= One-pot synthesis =

Chemical synthesis strategy

One-pot preparation of 7-Hydroxyquinoline

In chemistry a one-pot synthesis is a strategy to improve the efficiency of a chemical reaction in which a reactant is subjected to successive chemical reactions in just one reactor. This is much desired by chemists because avoiding a lengthy separation process and purification of the intermediate chemical compounds can save time and resources while increasing chemical yield.

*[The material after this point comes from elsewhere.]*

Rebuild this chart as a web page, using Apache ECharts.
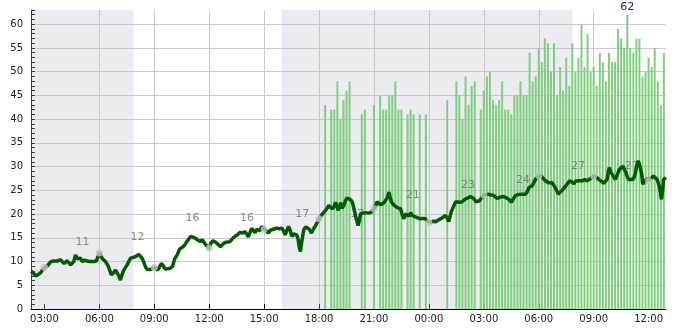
<!DOCTYPE html>
<html><head><meta charset="utf-8">
<script src="https://cdn.jsdelivr.net/npm/echarts@6/dist/echarts.min.js"></script>
<style>html,body{margin:0;padding:0;background:#fff}#c{width:685px;height:330px}</style>
</head><body><div id="c"></div><script>
// times are "day HH:MM" (day 1 / day 2)
const lineTimes = ['1 02:16','1 02:24','1 02:30','1 02:38','1 02:47','1 02:55','1 03:00','1 03:08','1 03:14','1 03:22','1 03:30','1 03:42','1 03:52','1 03:58','1 04:05','1 04:09','1 04:14','1 04:20','1 04:26','1 04:31','1 04:36','1 04:42','1 04:47','1 04:52','1 04:58','1 05:04','1 05:12','1 05:20','1 05:30','1 05:42','1 05:50','1 05:55','1 06:00','1 06:05','1 06:10','1 06:20','1 06:28','1 06:34','1 06:39','1 06:46','1 06:53','1 07:00','1 07:05','1 07:09','1 07:14','1 07:20','1 07:31','1 07:42','1 07:58','1 08:09','1 08:15','1 08:20','1 08:26','1 08:31','1 08:37','1 08:42','1 08:48','1 08:53','1 09:00','1 09:06','1 09:11','1 09:18','1 09:24','1 09:30','1 09:36','1 09:42','1 09:53','1 10:00','1 10:07','1 10:15','1 10:23','1 10:32','1 10:40','1 10:51','1 11:00','1 11:04','1 11:12','1 11:19','1 11:25','1 11:30','1 11:37','1 11:43','1 11:49','1 11:55','1 12:00','1 12:05','1 12:13','1 12:24','1 12:30','1 12:37','1 12:44','1 12:51','1 13:00','1 13:08','1 13:16','1 13:24','1 13:32','1 13:40','1 13:50','1 13:57','1 14:03','1 14:08','1 14:13','1 14:19','1 14:25','1 14:30','1 14:36','1 14:41','1 14:46','1 14:52','1 14:56','1 15:00','1 15:07','1 15:14','1 15:20','1 15:25','1 15:35','1 15:42','1 15:50','1 15:58','1 16:04','1 16:09','1 16:14','1 16:20','1 16:26','1 16:31','1 16:37','1 16:42','1 16:47','1 16:51','1 16:55','1 16:59','1 17:04','1 17:10','1 17:16','1 17:21','1 17:28','1 17:35','1 17:42','1 17:48','1 17:54','1 18:00','1 18:08','1 18:15','1 18:24','1 18:32','1 18:38','1 18:43','1 18:49','1 18:54','1 18:58','1 19:03','1 19:07','1 19:11','1 19:15','1 19:18','1 19:22','1 19:27','1 19:32','1 19:38','1 19:44','1 19:49','1 19:53','1 19:57','1 20:02','1 20:08','1 20:12','1 20:16','1 20:24','1 20:32','1 20:40','1 20:49','1 20:55','1 21:00','1 21:06','1 21:10','1 21:16','1 21:21','1 21:27','1 21:32','1 21:38','1 21:44','1 21:49','1 21:53','1 21:58','1 22:04','1 22:11','1 22:19','1 22:27','1 22:32','1 22:38','1 22:43','1 22:49','1 22:55','1 23:00','1 23:05','1 23:10','1 23:16','1 23:24','1 23:32','1 23:40','1 23:48','1 23:55','2 00:00','2 00:08','2 00:15','2 00:22','2 00:30','2 00:38','2 00:46','2 00:54','2 01:00','2 01:05','2 01:09','2 01:13','2 01:18','2 01:22','2 01:28','2 01:33','2 01:40','2 01:49','2 01:55','2 02:00','2 02:08','2 02:16','2 02:22','2 02:27','2 02:34','2 02:40','2 02:46','2 02:51','2 03:00','2 03:08','2 03:16','2 03:24','2 03:33','2 03:38','2 03:44','2 03:52','2 04:00','2 04:08','2 04:17','2 04:24','2 04:30','2 04:37','2 04:44','2 04:52','2 05:00','2 05:08','2 05:17','2 05:23','2 05:28','2 05:34','2 05:39','2 05:45','2 05:50','2 05:55','2 06:00','2 06:08','2 06:14','2 06:22','2 06:28','2 06:33','2 06:38','2 06:44','2 06:50','2 06:55','2 07:00','2 07:04','2 07:10','2 07:15','2 07:22','2 07:28','2 07:35','2 07:41','2 07:48','2 07:55','2 08:00','2 08:06','2 08:12','2 08:17','2 08:24','2 08:31','2 08:38','2 08:44','2 08:52','2 09:00','2 09:08','2 09:17','2 09:25','2 09:33','2 09:38','2 09:44','2 09:48','2 09:51','2 09:55','2 10:00','2 10:05','2 10:11','2 10:17','2 10:24','2 10:30','2 10:35','2 10:40','2 10:46','2 10:50','2 10:55','2 11:00','2 11:08','2 11:13','2 11:17','2 11:22','2 11:26','2 11:30','2 11:33','2 11:37','2 11:41','2 11:45','2 11:50','2 11:55','2 12:00','2 12:05','2 12:11','2 12:16','2 12:22','2 12:28','2 12:33','2 12:37','2 12:42','2 12:46','2 12:49','2 12:53','2 12:57'];
const lineValues = [8.0,7.6,7.0,7.2,7.6,8.4,8.8,9.0,9.4,10.0,10.1,10.1,10.4,10.3,9.6,9.4,10.2,10.3,9.3,9.6,10.0,11.4,10.6,10.3,10.7,10.0,10.3,10.1,10.0,10.0,10.1,10.3,11.8,11.2,10.6,10.0,9.2,8.2,7.2,7.6,8.2,7.4,6.8,6.1,7.2,8.2,9.3,10.7,11.0,11.5,11.3,10.7,9.8,8.9,8.3,8.1,8.3,8.6,8.8,8.5,8.2,9.0,9.6,9.0,8.4,8.2,8.6,9.0,10.6,11.4,12.6,13.0,13.5,14.6,15.3,15.4,15.0,14.7,14.4,14.2,14.6,14.4,13.5,13.2,12.8,13.8,14.4,13.9,13.5,13.1,13.6,14.0,14.1,14.2,14.8,15.3,15.6,16.1,16.0,16.3,15.8,15.2,16.0,17.0,16.6,16.1,16.8,17.0,16.5,17.4,17.2,16.8,16.5,16.0,16.6,17.0,16.9,17.0,16.9,17.0,16.4,15.6,16.5,17.4,16.5,15.3,15.8,16.0,15.6,14.8,13.0,12.1,14.5,16.7,17.3,17.7,16.8,16.0,16.9,17.5,18.2,19.0,19.8,20.3,21.0,21.8,21.4,21.1,21.6,22.5,21.6,20.8,21.6,22.4,21.2,20.8,21.9,22.9,23.4,23.6,23.0,22.5,21.5,20.4,19.0,17.6,18.6,20.1,20.2,20.3,20.2,20.3,20.6,21.1,21.8,22.6,22.4,22.0,21.6,22.3,22.5,23.5,24.6,23.5,22.5,22.0,21.6,21.3,21.1,20.0,19.0,20.0,20.4,19.6,20.3,19.7,19.3,19.4,19.2,19.0,19.1,19.0,18.5,18.2,18.3,18.5,18.4,18.7,19.0,19.3,19.7,19.2,18.4,18.5,20.4,21.2,21.8,22.6,22.8,22.5,22.6,22.8,23.2,23.4,23.7,23.5,23.3,22.6,22.3,22.8,23.3,24.0,24.1,24.2,24.0,23.9,23.5,23.3,23.5,23.7,23.6,23.3,23.0,22.5,23.2,23.9,24.1,24.2,24.2,24.2,24.8,25.6,25.8,26.0,26.8,27.4,27.8,28.1,28.0,27.6,27.0,26.8,26.6,27.0,26.6,26.0,25.6,24.8,24.2,24.5,24.9,25.4,25.9,26.5,27.0,26.8,26.4,26.9,27.3,27.0,26.6,27.0,27.3,27.0,27.2,27.6,28.0,27.8,27.3,26.9,26.5,26.6,27.3,28.8,29.8,29.0,28.6,27.9,27.3,28.2,29.4,29.8,30.1,29.5,28.7,27.8,27.3,27.3,27.3,27.8,28.7,30.5,31.2,30.5,30.8,28.5,26.3,26.8,27.0,27.4,27.0,27.3,27.7,28.0,28.2,27.3,26.3,25.2,23.1,25.0,27.3,27.0,27.7];

const barTimes = ['1 18:20','1 18:40','1 18:50','1 19:00','1 19:10','1 19:20','1 19:30','1 19:40','1 20:20','1 20:30','1 21:00','1 21:20','1 21:30','1 21:40','1 21:50','1 22:00','1 22:10','1 22:20','1 22:30','1 22:50','1 23:00','1 23:10','1 23:30','1 23:50','2 01:00','2 01:30','2 01:40','2 01:50','2 02:00','2 02:10','2 02:20','2 02:30','2 02:50','2 03:00','2 03:10','2 03:20','2 03:30','2 03:40','2 03:50','2 04:00','2 04:10','2 04:20','2 04:30','2 04:40','2 04:50','2 05:00','2 05:10','2 05:20','2 05:30','2 05:40','2 05:50','2 06:00','2 06:10','2 06:20','2 06:30','2 06:40','2 06:50','2 07:00','2 07:10','2 07:20','2 07:30','2 07:40','2 07:50','2 08:00','2 08:10','2 08:20','2 08:30','2 08:40','2 08:50','2 09:00','2 09:10','2 09:20','2 09:30','2 09:40','2 09:50','2 10:00','2 10:10','2 10:20','2 10:30','2 10:40','2 10:50','2 11:00','2 11:10','2 11:20','2 11:30','2 11:40','2 11:50','2 12:00','2 12:10','2 12:20','2 12:30','2 12:40','2 12:50'];
const barValues = [43,42,42,48,40,44,46,48,41,42,43,45,42,42,45,45,48,42,42,41,42,41,41,41,44,48,45,40,49,43,47,48,42,46,49,50,44,43,44,48,42,42,41,45,45,48,45,45,54,48,49,55,52,57,56,50,56,45,51,46,53,47,56,50,53,60,51,58,50,51,47,54,52,48,54,52,52,59,57,55,62,55,54,57,57,49,50,53,51,55,48,43,54];

const pointTimes = ['1 03:00','1 06:00','1 09:00','1 12:00','1 15:00','1 18:00','1 21:00','2 00:00','2 03:00','2 06:00','2 09:00','2 12:00'];
const pointValues = [8.8,11.8,8.8,12.8,16.8,19.0,21.1,18.2,24.0,28.1,28.0,27.0];

const labelTimes = ['1 05:05','1 08:05','1 11:05','1 14:04','1 17:05','1 20:05','1 23:07','2 02:08','2 05:08','2 08:09','2 11:05'];
const labelValues = [11,12,16,16,17,17,21,23,24,27,27];

const xTickTimes = ['1 03:00','1 06:00','1 09:00','1 12:00','1 15:00','1 18:00','1 21:00','2 00:00','2 03:00','2 06:00','2 09:00','2 12:00'];

const axisStart = '1 02:16', axisEnd = '2 12:57';
const nightStarts = ['1 02:16','1 15:57'];
const nightEnds = ['1 07:52','2 07:50'];

// hours since day-1 midnight
function t(s){ const d=+s[0], hh=+s.slice(2,4), mm=+s.slice(5,7); return (d-1)*24 + hh + mm/60; }
function pad(n){ return (n<10?'0':'')+n; }
function fmt(v){ const m=Math.round(v*60); const h=Math.floor(m/60)%24, mm=m%60; return pad(h)+':'+pad(mm); }

const FONT = 'DejaVu Sans';
const barMax = Math.max.apply(null, barValues);
const barData = barTimes.map((s,i)=>{
  const it = {value:[t(s), barValues[i]]};
  if (barValues[i]===barMax) it.label = {show:true, position:'top', distance:2, color:'#1a1a80', fontSize:11, fontFamily:FONT, formatter:String(barMax)};
  return it;
});
const lineData = lineTimes.map((s,i)=>[t(s), lineValues[i]]);
const pointData = pointTimes.map((s,i)=>[t(s), pointValues[i]]);
const labelData = labelTimes.map((s,i)=>[t(s), labelValues[i]]);
const nightAreas = nightStarts.map((s,i)=>[{xAxis:t(s)},{xAxis:t(nightEnds[i])}]);
const xTicks = xTickTimes.map(t);

const chart = echarts.init(document.getElementById('c'), null, {renderer:'canvas'});
chart.setOption({
  animation:false,
  textStyle:{fontFamily:FONT},
  grid:{left:31,right:19,top:10,bottom:21,containLabel:false},
  xAxis:{type:'value', min:t(axisStart), max:t(axisEnd),
    axisLine:{show:true,lineStyle:{color:'#000',width:1}},
    axisTick:{show:true,inside:true,length:5,lineStyle:{color:'#000'},customValues:xTicks},
    axisLabel:{fontSize:10,color:'#222',fontFamily:FONT,margin:5,formatter:fmt,hideOverlap:false,customValues:xTicks},
    splitLine:{show:true,showMinLine:false,showMaxLine:false,lineStyle:{color:'#cccccc',width:1}}
  },
  yAxis:[
    {type:'value',min:0,max:63,interval:5,position:'left',
      axisLine:{show:true,lineStyle:{color:'#000',width:1}},
      axisTick:{show:false},
      axisLabel:{fontSize:10,color:'#222',fontFamily:FONT,margin:8,showMaxLabel:false},
      splitLine:{show:true,showMaxLine:false,lineStyle:{color:'#cccccc',width:1}}},
    {type:'value',min:0,max:63,interval:1,position:'left',offset:0,
      axisLine:{show:false},
      axisTick:{show:true,inside:true,length:4,lineStyle:{color:'#000'}},
      axisLabel:{show:false},splitLine:{show:false}}
  ],
  series:[
    {type:'bar', name:'bars', data:barData, barWidth:2, itemStyle:{color:'#80cf80'}, silent:true,
      markArea:{silent:true, itemStyle:{color:'rgba(190,190,208,0.3)'}, data:nightAreas}},
    {type:'scatter', name:'labels', data:labelData, symbolSize:0, silent:true,
      label:{show:true, position:'top', distance:9, color:'#707070', fontSize:11, fontFamily:FONT, formatter:p=>String(p.value[1])}},
    {type:'line', name:'line', data:lineData, showSymbol:false, symbol:'none', silent:true,
      lineStyle:{color:'#005c00', width:3.5}},
    {type:'scatter', name:'points', data:pointData, symbolSize:7, silent:true, itemStyle:{color:'#c4c4c4'}, z:5}
  ]
});
</script></body></html>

An example of a one-pot synthesis is the total synthesis of tropinone or the Gassman indole synthesis. Sequential one-pot syntheses can be used to generate even complex targets with multiple stereocentres, such as oseltamivir, which may significantly shorten the number of steps required overall and have important commercial implications.

A sequential one-pot synthesis with reagents added to a reactor one at a time and without work-up is also called a telescoping synthesis.

In one such procedure the reaction of 3-N-tosylaminophenol I with acrolein II affords a hydroxyl substituted quinoline III through 4 sequential steps without workup of the intermediate products (see image). The addition of acrolein (blue) is a Michael reaction catalyzed by N,N-diisopropylamine, the presence of ethanol converts the aldehyde group to an acetal but this process is reversed when hydrochloric acid is introduced (red). The enolate reacts as an electrophile in a Friedel-Crafts reaction with ring-closure. The alcohol group is eliminated in presence of potassium hydroxide (green) and when in the final step the reaction medium is neutralized to pH 7 (magenta) the tosyl group is eliminated as well.